Would you throw $1,600 into the trash? A recent study discovered that was the average value of uneaten leftovers and spoiled groceries an American family of four tosses away every year. Nationally, that adds up to a staggering $165 billion.
“Food waste is not only a waste of calories, but all the water, energy, fertilizers, and greenhouse gases used to grow or create the food are also wasted every time something goes in the garbage,” says John C. Scott, Subway Vice President of Global Sustainability and Responsibility.
Subway does its part to reduce food waste in restaurants by baking bread and preparing fresh ingredients daily, eliminating excess leftovers. “We’ve also implemented new mobile apps to help franchisees manage their inventory better, so we have proper management of expiration dates and to ensure we don’t have too much inventory at any one store,” says Scott.

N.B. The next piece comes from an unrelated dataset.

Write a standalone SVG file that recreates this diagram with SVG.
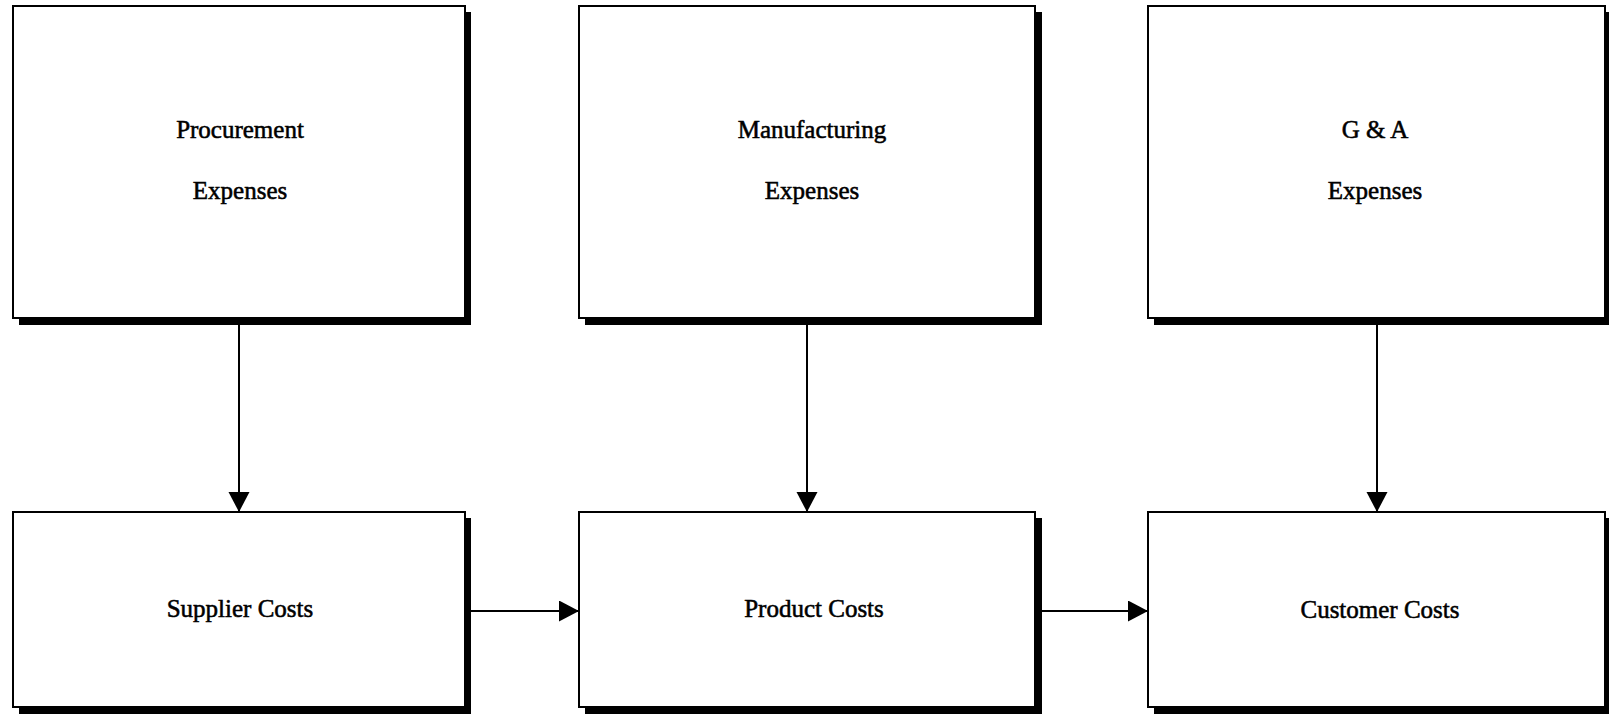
<svg xmlns="http://www.w3.org/2000/svg" width="1609" height="714" viewBox="0 0 1609 714">
  <style>
    .shadow { fill: #000; }
    .box { fill: #fff; stroke: #000; stroke-width: 2; }
    .label { font-family: "Liberation Serif", "Times New Roman", serif; font-size: 25px; fill: #000; text-anchor: middle; stroke: #000; stroke-width: 0.55; }
    .conn { stroke: #000; stroke-width: 2; fill: none; }
  </style>
  <defs>
    <marker id="arrow" markerUnits="userSpaceOnUse" markerWidth="22" markerHeight="22" refX="20" refY="10.5" orient="auto">
      <path d="M0,0 L20,10.5 L0,21 Z" fill="#000"/>
    </marker>
  </defs>
  <rect width="1609" height="714" fill="#fff"/>

  <!-- expense sources -->
  <g id="procurement-expenses">
    <rect class="shadow" x="19" y="12" width="452" height="313"/>
    <rect class="box" x="13" y="6" width="452" height="312"/>
    <text class="label" x="240" y="138">Procurement</text>
    <text class="label" x="240" y="199">Expenses</text>
  </g>
  <g id="manufacturing-expenses">
    <rect class="shadow" x="585" y="12" width="457" height="313"/>
    <rect class="box" x="579" y="6" width="456" height="312"/>
    <text class="label" x="812" y="138">Manufacturing</text>
    <text class="label" x="812" y="199">Expenses</text>
  </g>
  <g id="ga-expenses">
    <rect class="shadow" x="1154" y="12" width="457" height="313"/>
    <rect class="box" x="1148" y="6" width="457" height="312"/>
    <text class="label" x="1375" y="138">G &amp; A</text>
    <text class="label" x="1375" y="199">Expenses</text>
  </g>

  <!-- cost pools -->
  <g id="supplier-costs">
    <rect class="shadow" x="19" y="518" width="452" height="196"/>
    <rect class="box" x="13" y="512" width="452" height="195"/>
    <text class="label" x="240" y="617">Supplier Costs</text>
  </g>
  <g id="product-costs">
    <rect class="shadow" x="585" y="518" width="457" height="196"/>
    <rect class="box" x="579" y="512" width="456" height="195"/>
    <text class="label" x="814" y="617">Product Costs</text>
  </g>
  <g id="customer-costs">
    <rect class="shadow" x="1154" y="518" width="457" height="196"/>
    <rect class="box" x="1148" y="512" width="457" height="195"/>
    <text class="label" x="1380" y="618">Customer Costs</text>
  </g>

  <!-- connectors -->
  <g id="connectors">
    <line class="conn" x1="239" y1="325" x2="239" y2="512" marker-end="url(#arrow)"/>
    <line class="conn" x1="807" y1="325" x2="807" y2="512" marker-end="url(#arrow)"/>
    <line class="conn" x1="1377" y1="325" x2="1377" y2="512" marker-end="url(#arrow)"/>
    <line class="conn" x1="471" y1="611" x2="579" y2="611" marker-end="url(#arrow)"/>
    <line class="conn" x1="1042" y1="611" x2="1148" y2="611" marker-end="url(#arrow)"/>
  </g>
</svg>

Cutting down on wasted food is easy to do at home, too.
Spend your Sunday mornings planning a menu for the week ahead. Start by looking through your fridge and pantry to see what’s already there, making sure to prioritize perishable foods so they won’t go bad before you have a chance to use them.
Make those warehouse trips pay off by making good use of your bulk food items. Immediately cut up your fruits and veggies and refrigerate or freeze them so they’ll be ready to go. Cooking and freezing meat such as ground beef or chicken not only prevents spoiling, it also makes dinnertime a breeze.

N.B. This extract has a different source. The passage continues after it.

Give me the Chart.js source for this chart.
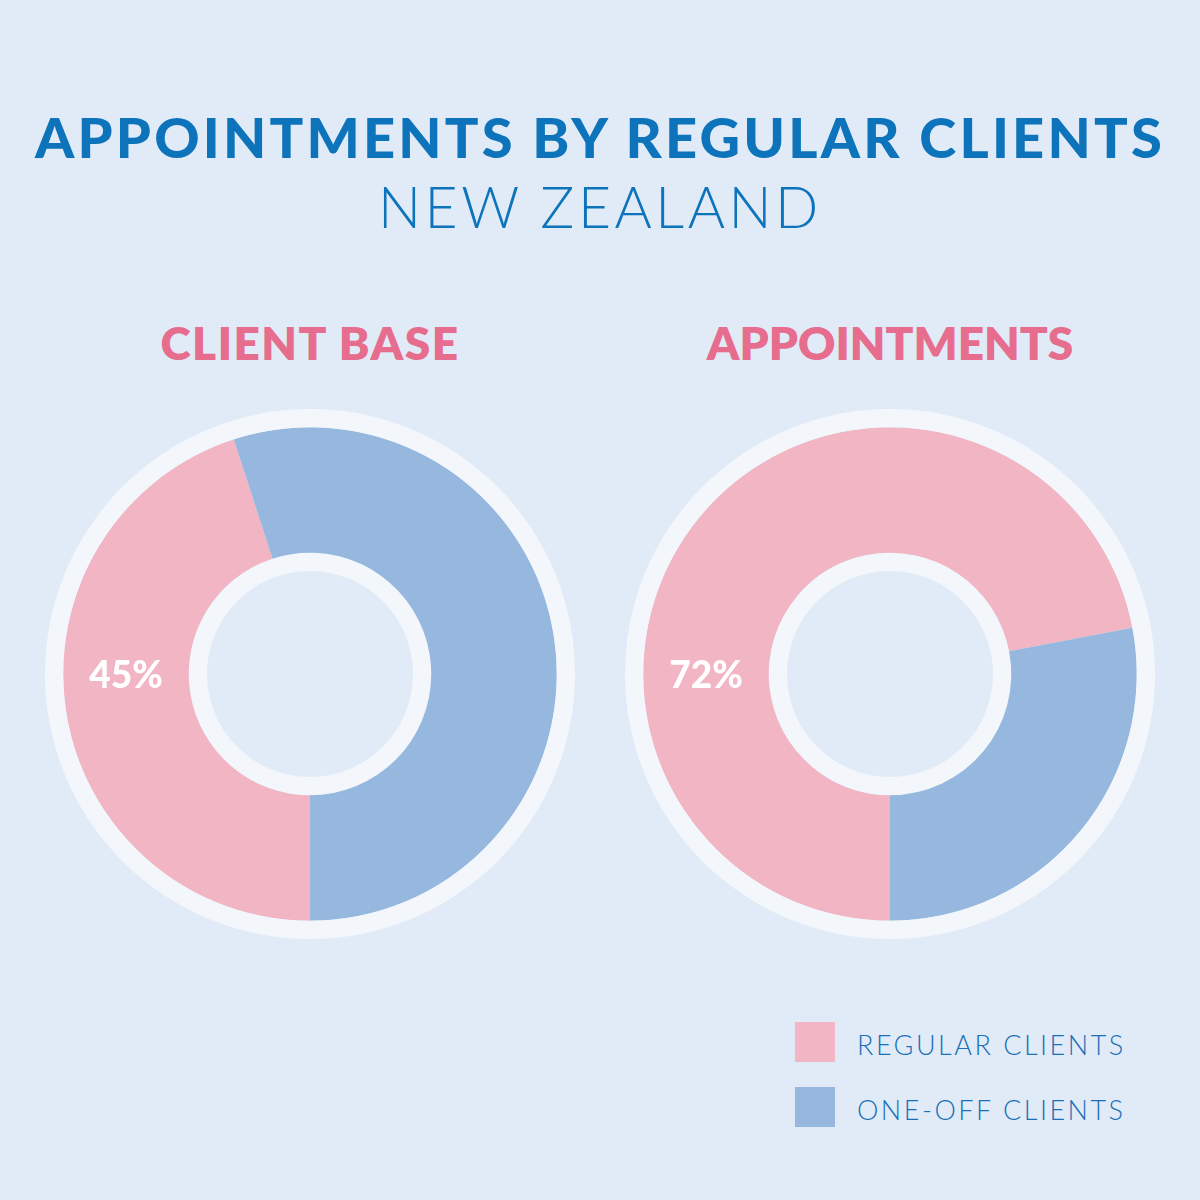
<!DOCTYPE html>
<html>
<head>
<meta charset="utf-8">
<script src="https://cdn.jsdelivr.net/npm/chart.js@4/dist/chart.umd.min.js"></script>
<style>
  html, body { margin: 0; padding: 0; }
  body { width: 1200px; height: 1200px; background: #e1ebf7; position: relative; overflow: hidden; font-family: Lato, "Open Sans", sans-serif; }
  .title { position: absolute; left: 0; width: 1200px; text-align: center; top: 109px; font-size: 56px; font-weight: 900; color: #0d74bb; letter-spacing: 3.2px; line-height: 1; }
  .subtitle { position: absolute; left: 0; width: 1200px; text-align: center; top: 178px; font-size: 57px; font-weight: 300; color: #0d74bb; letter-spacing: 3.5px; line-height: 1; }
  .heading { position: absolute; width: 580px; text-align: center; top: 320px; font-size: 46px; font-weight: 800; color: #e66d8d; letter-spacing: 1.5px; line-height: 1; }
  .chartbox { position: absolute; width: 540px; height: 540px; }
  .legend { position: absolute; left: 795px; top: 1022px; }
  .item { position: relative; height: 40px; margin-bottom: 25px; }
  .sw { position: absolute; left: 0; top: 0; width: 40px; height: 40px; }
  .lbl { position: absolute; left: 62px; top: 9px; font-size: 27px; font-weight: 300; color: #1a70b8; letter-spacing: 2.5px; line-height: 1; white-space: nowrap; }
</style>
</head>
<body>
<div class="title">APPOINTMENTS BY REGULAR CLIENTS</div>
<div class="subtitle">NEW ZEALAND</div>
<div class="heading" id="h1" style="left:20px"></div>
<div class="heading" id="h2" style="left:600px; letter-spacing:0px"></div>
<div class="chartbox" style="left:40px; top:404px"><canvas id="c1" width="540" height="540"></canvas></div>
<div class="chartbox" style="left:620px; top:404px"><canvas id="c2" width="540" height="540"></canvas></div>
<div class="legend" id="legend"></div>
<script>
const categories = ['REGULAR CLIENTS', 'ONE-OFF CLIENTS'];
const chartTitles = ['CLIENT BASE', 'APPOINTMENTS'];
const clientBase = [45, 55];
const appointments = [72, 28];
const colors = ['#f2b5c4', '#97b8de'];
const ringColor = '#f3f7fc';

document.getElementById('h1').textContent = chartTitles[0];
document.getElementById('h2').textContent = chartTitles[1];

const legend = document.getElementById('legend');
categories.forEach((c, i) => {
  const d = document.createElement('div');
  d.className = 'item';
  d.innerHTML = '<div class="sw" style="background:' + colors[i] + '"></div><div class="lbl"></div>';
  d.querySelector('.lbl').textContent = c;
  legend.appendChild(d);
});

const pctLabel = {
  id: 'pctLabel',
  afterDatasetsDraw(chart) {
    const meta = chart.getDatasetMeta(1);
    const el = meta.data[0];
    if (!el) return;
    const r = (el.innerRadius + el.outerRadius) / 2;
    const ctx = chart.ctx;
    const v = chart.data.datasets[1].data[0];
    ctx.save();
    ctx.fillStyle = '#ffffff';
    ctx.font = '900 37px Lato, sans-serif';
    ctx.textAlign = 'center';
    ctx.textBaseline = 'middle';
    ctx.fillText(v + '%', el.x - r, el.y + 2);
    ctx.restore();
  }
};

function makeChart(id, values) {
  return new Chart(document.getElementById(id), {
    type: 'doughnut',
    data: {
      labels: categories,
      datasets: [
        { data: [1], backgroundColor: [ringColor], weight: 18 },
        { data: values, backgroundColor: colors, weight: 124 },
        { data: [1], backgroundColor: [ringColor], weight: 18 }
      ]
    },
    options: {
      responsive: false,
      animation: false,
      rotation: 180,
      radius: 265,
      cutout: 105,
      borderWidth: 0,
      hoverOffset: 0,
      offset: 0,
      layout: { padding: 0 },
      plugins: { legend: { display: false }, tooltip: { enabled: false } },
      events: []
    },
    plugins: [pctLabel]
  });
}
makeChart('c1', clientBase);
makeChart('c2', appointments);
</script>
</body>
</html>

Improper storage can shorten the life of your food before you have a chance to put it on the table. For instance, bananas and onions should be kept on the counter rather than in the fridge, and berries become moldy if washed before refrigerating. (Wash them right before eating instead.)
When you plan your weekly menu, designate one or two days to use up the leftovers from previous meals.

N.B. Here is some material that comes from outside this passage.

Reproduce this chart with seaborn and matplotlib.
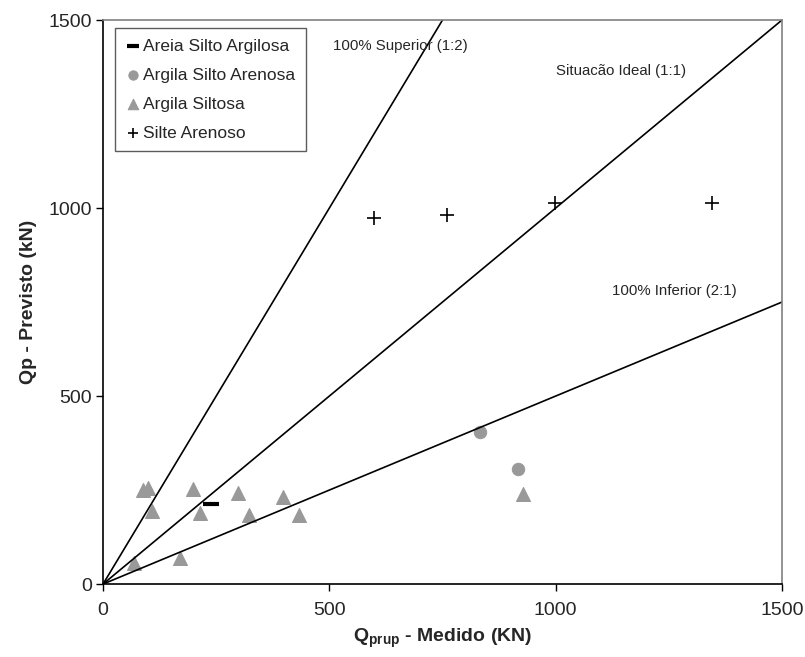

Produce scraps can be used to make a compost heap. Start with a plastic or ceramic container with holes for ventilation (preferably on the lid). If you have outdoor space, begin with a thin layer of leaves or straw in a corner of your yard, add scraps (no meat), and cover with a layer of garden soil and more leaves or straw. Mix it with a shovel now and then, and in a few weeks, the mixture should decompose into healthy black compost.